Equality chief under fire over ‘unacceptable’ fee payments to allies

Britain’s equality czar today faces renewed criticism of his leadership amid a damning new Whitehall audit report and a string of resignations.

Trevor Phillips, who was reappointed last week as chairman of the Equality and Human Rights Commission, faces fresh scrutiny as the National Audit Office publishes critical findings about the way he has run the organisation.

In its report, Whitehall’s spending watchdog will describe as “unacceptable” a decision to pay nearly £300,000 in consultancy fees to four members of the Commission for Racial Equality, who had already received large redundancy pay-offs when that organisation was scrapped to make way for the new equalities commission.

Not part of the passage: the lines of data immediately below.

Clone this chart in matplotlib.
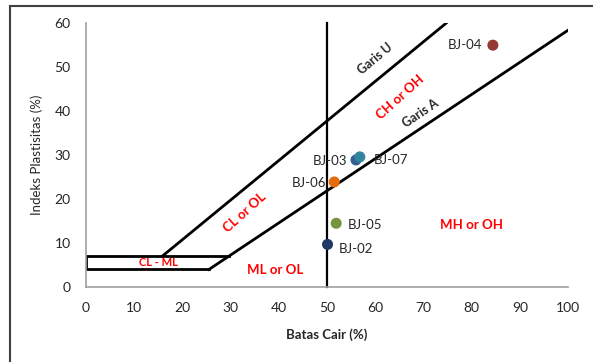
import matplotlib.pyplot as plt
from matplotlib.lines import Line2D

# --- data ---
sample_names = ["BJ-02", "BJ-03", "BJ-04", "BJ-05", "BJ-06", "BJ-07"]
liquid_limit = [50.1, 56.0, 84.4, 51.9, 51.5, 56.8]
plasticity_index = [9.7, 28.9, 55.0, 14.5, 23.9, 29.6]
sample_colors = ["#1F3864", "#376092", "#953735", "#77933C", "#E46C0A", "#31859C"]

# Casagrande lines (endpoints)
a_line_ll = [25.5, 100]
a_line_pi = [4, 58.4]
u_line_ll = [15.8, 74.7]
u_line_pi = [7, 60]
clml_ll = [29.6, 0, 0, 25.5]
clml_pi = [7, 7, 4, 4]
vline_ll = [50, 50]
vline_pi = [0, 60]

x_ticks = [0, 10, 20, 30, 40, 50, 60, 70, 80, 90, 100]
y_ticks = [0, 10, 20, 30, 40, 50, 60]

FONT = "Lato"
TEXT_COLOR = "#262626"
RED = "#FF0000"

plt.rcParams["font.family"] = FONT

fig = plt.figure(figsize=(5.93, 3.62), dpi=100)
ax = fig.add_axes([0.145, 0.207, 0.813, 0.729])

ax.plot(a_line_ll, a_line_pi, color="black", lw=2)
ax.plot(u_line_ll, u_line_pi, color="black", lw=2)
ax.plot(clml_ll, clml_pi, color="black", lw=2)
ax.plot(vline_ll, vline_pi, color="black", lw=1.6, clip_on=False)

ax.scatter(liquid_limit, plasticity_index, c=sample_colors, s=48, zorder=3)

# point labels
offsets = {"BJ-02": (8, -3, "left"), "BJ-03": (-6, -1, "right"), "BJ-04": (-8, 0, "right"),
           "BJ-05": (8, -1, "left"), "BJ-06": (-6, -1, "right"), "BJ-07": (10, -2, "left")}
for name, x, y in zip(sample_names, liquid_limit, plasticity_index):
    dx, dy, ha = offsets[name]
    ax.annotate(name, (x, y), xytext=(dx, dy), textcoords="offset points",
                ha=ha, va="center", fontsize=9.5, color=TEXT_COLOR)

# region labels
ax.text(60, 52, "Garis U", rotation=40, ha="center", va="center", fontsize=9, fontweight="bold", color=TEXT_COLOR)
ax.text(69.3, 39.5, "Garis A", rotation=34, ha="center", va="center", fontsize=9, fontweight="bold", color=TEXT_COLOR)
ax.text(65.1, 43.2, "CH or OH", rotation=42, ha="center", va="center", fontsize=9.5, fontweight="bold", color=RED)
ax.text(33, 17, "CL or OL", rotation=42, ha="center", va="center", fontsize=9.5, fontweight="bold", color=RED)
ax.text(15, 5.5, "CL - ML", ha="center", va="center", fontsize=8, fontweight="bold", color=RED)
ax.text(39.2, 3.8, "ML or OL", ha="center", va="center", fontsize=9.5, fontweight="bold", color=RED)
ax.text(80, 14, "MH or OH", ha="center", va="center", fontsize=9.5, fontweight="bold", color=RED)

ax.set_xlim(0, 100)
ax.set_ylim(0, 60)
ax.set_xticks(x_ticks)
ax.set_yticks(y_ticks)
ax.tick_params(length=0, labelsize=10, colors=TEXT_COLOR)
ax.tick_params(axis="x", pad=11)
ax.tick_params(axis="y", pad=11)

for side in ["top", "right"]:
    ax.spines[side].set_visible(False)
for side in ["left", "bottom"]:
    ax.spines[side].set_color("#A0A0A0")
    ax.spines[side].set_linewidth(1.2)

ax.set_xlabel("Batas Cair (%)", fontsize=9.5, fontweight="bold", color=TEXT_COLOR, labelpad=10)
ax.set_ylabel("Indeks Plastisitas (%)", fontsize=9.5, color=TEXT_COLOR, labelpad=8)

# outer chart frame (left and top edges visible)
fig.add_artist(Line2D([10 / 593, 10 / 593], [0, 1 - 6 / 362], transform=fig.transFigure, color="#404040", lw=1.5))
fig.add_artist(Line2D([10 / 593, 1], [1 - 6 / 362, 1 - 6 / 362], transform=fig.transFigure, color="#404040", lw=1.5))

fig.savefig("out.png", dpi=100)
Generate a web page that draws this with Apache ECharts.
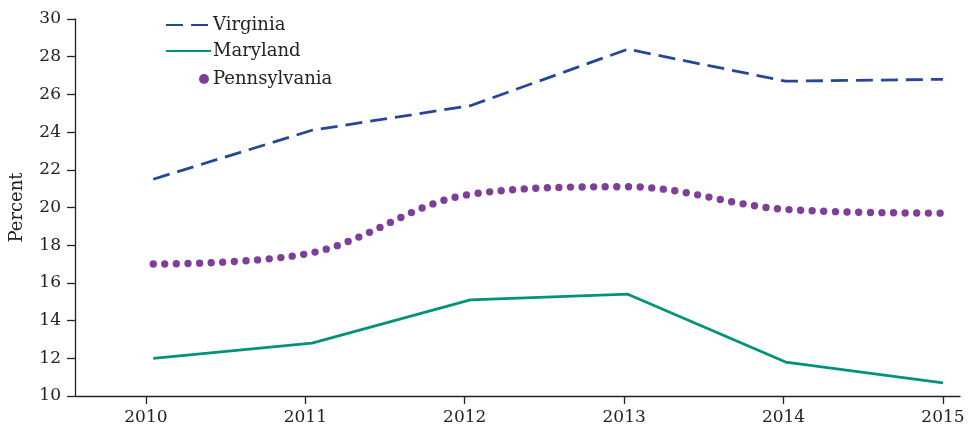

Critics will seize on the payments, given to close allies of Mr Phillips, as further evidence of his unsuitability for his post, a three-year term. The National Audit Office is so concerned that it will fail to approve the Equality and Human Rights Commission’s annual accounts.

In a further blow to Mr Phillips, who has run the equalities commission since its creation, Stonewall chief executive Ben Summerskill is expected to resign in the coming days in protest at the way the body is being run. Mr Summerskill would follow the departure of five others, including three in the past week.

A seventh commissioner, the academic Ziauddin Sardar, is also thought to be considering his position.

One of the departing commissioners, Sir Bert Massie, former chairman of the Disability Rights Commission, today said the £70million-a-year equalities commission’s corporate governance had “been a shambles from the start”.

Sir Bert, 60, who has been disabled since the age of three months, added: “We never got it right and responsibility always lies at the top. Many of us thought a change of leadership might improve matters. Instead, the minister decided to re-apppoint the chair and make the rest of us re-apply for our jobs, which is not an honourable way of proceeding. My resignation is to protest at the way things have happened.”

Lord Ouseley, former chairman of the Commission for Race Relations, said the equalities commission had achieved “little or nothing” despite its huge budget. He said: “It is full of cronyism and the latest twist, making commissioners apply for their own jobs, has caused the best ones to walk away. The EHRC has let down those it was supposed to help. Now it’s doomed.”

Social care expert Baroness Campbell and the academic Francesca Klug resigned from the commission earlier this year. The latter mentioned “problems of leadership and governance” in her resignation letter. Kay Hampton, who resigned in March, said the body was “being run with fear and paranoia”. Mr Phillips’ allies reject the criticisms of what they call his more up-to-date management style and insist his opponents are motivated by political grievances.